Procédure devant la Cour :
Par une requête enregistré le 13 février 2015, l'EURL AASD, représentée par Me A..., demande à la Cour :
1°) d'annuler ce jugement du tribunal administratif de Montpellier du 31 décembre 2014 ;
2°) d'annuler les décisions des 28 janvier et 21 juin 2013 ;
3°) d'enjoindre au ministre du travail, de l'emploi, de la formation professionnelle et du dialogue social, à titre principal, d'autoriser le licenciement de Mme D... dans un délai de 15 jours à compter de la notification de la décision à intervenir, subsidiairement de lui enjoindre de réinstruire la demande d'autorisation de licenciement dans le même délai ;
4°) de mettre à la charge du ministre du travail, de l'emploi, de la formation professionnelle et du dialogue social la somme de 3 000 euros au titre de l'article L. 761-1 du code de justice administrative.
Elle soutient que :
- en s'abstenant de communiquer le mémoire complémentaire qu'elle avait produit le 25 novembre 2014 avant la clôture de l'instruction, qui contenait un élément nouveau, le tribunal a méconnu le caractère contradictoire de la procédure ;
- sa demande de licenciement était exclusivement fondée sur l'inaptitude de l'intéressée et l'impossibilité de la reclasser ;
- elle était sans lien avec le mandat de l'intéressée ;
- il n'appartenait pas au tribunal de rechercher si l'inaptitude de Mme D... trouvait sa cause dans le comportement de son employeur.

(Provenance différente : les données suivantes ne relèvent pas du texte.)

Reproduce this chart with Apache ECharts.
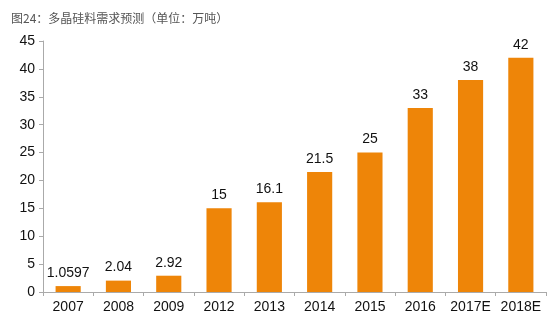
<!DOCTYPE html>
<html><head><meta charset="utf-8">
<script src="https://cdn.jsdelivr.net/npm/echarts@6/dist/echarts.min.js"></script>
<style>html,body{margin:0;padding:0;background:#fff}#c{width:559px;height:327px}</style>
</head><body><div id="c"></div>
<script>
const categories = ['2007','2008','2009','2012','2013','2014','2015','2016','2017E','2018E'];
const values = [1.0597, 2.04, 2.92, 15, 16.1, 21.5, 25, 33, 38, 42];
const labels = ['1.0597','2.04','2.92','15','16.1','21.5','25','33','38','42'];
const yTicks = [0,5,10,15,20,25,30,35,40,45];
const chart = echarts.init(document.getElementById('c'));
chart.setOption({
  animation:false,
  title:{text:'图24：多晶硅料需求预测（单位：万吨）',left:6,top:7,textStyle:{fontSize:12,fontWeight:'normal',color:'#555',fontFamily:'"Noto Sans CJK SC", sans-serif'}},
  grid:{left:43,right:13,top:41,bottom:35},
  xAxis:{type:'category',data:categories,
    axisLine:{lineStyle:{color:'#aaa'}},
    axisTick:{show:true,length:4,interval:0,lineStyle:{color:'#aaa'}},
    axisLabel:{interval:0,color:'#111',fontSize:14,margin:8,fontFamily:'Arial, "Liberation Sans", sans-serif'}},
  yAxis:{type:'value',min:0,max:45,interval:5,
    axisLine:{show:true,lineStyle:{color:'#aaa'}},
    axisTick:{show:true,length:4,lineStyle:{color:'#aaa'}},
    splitLine:{show:false},
    axisLabel:{color:'#111',fontSize:14,margin:8,fontFamily:'Arial, "Liberation Sans", sans-serif'}},
  series:[{type:'bar',data:values,barWidth:'50%',itemStyle:{color:'#EE8508'},
    label:{show:true,position:'top',distance:6,color:'#111',fontSize:14,fontFamily:'Arial, "Liberation Sans", sans-serif',
      formatter:p=>labels[p.dataIndex]}}]
});
</script></body></html>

Par un mémoire en défense, enregistré le 17 juin 2015, Mme D... conclut au rejet de la requête et à ce qu'une somme de 2 000 euros soit mise à la charge de l'EURL AASD au titre de l'article L. 761-1 du code de justice administrative.
Elle soutient que :
- les moyens soulevés par la société appelante ne sont pas fondés ;
- l'employeur n'a ni recherché ni proposé son reclassement.
Vu les autres pièces du dossier ;
Vu :
- le code du travail ;
- le code de justice administrative.
Les parties ont été régulièrement averties du jour de l'audience.
Ont été entendus au cours de l'audience publique :
- le rapport de Mme Anne Menasseyre, première conseillère,
- les conclusions de M. Samuel Deliancourt, rapporteur public,
- et les observations de Me A..., représentant l'EURL AASD.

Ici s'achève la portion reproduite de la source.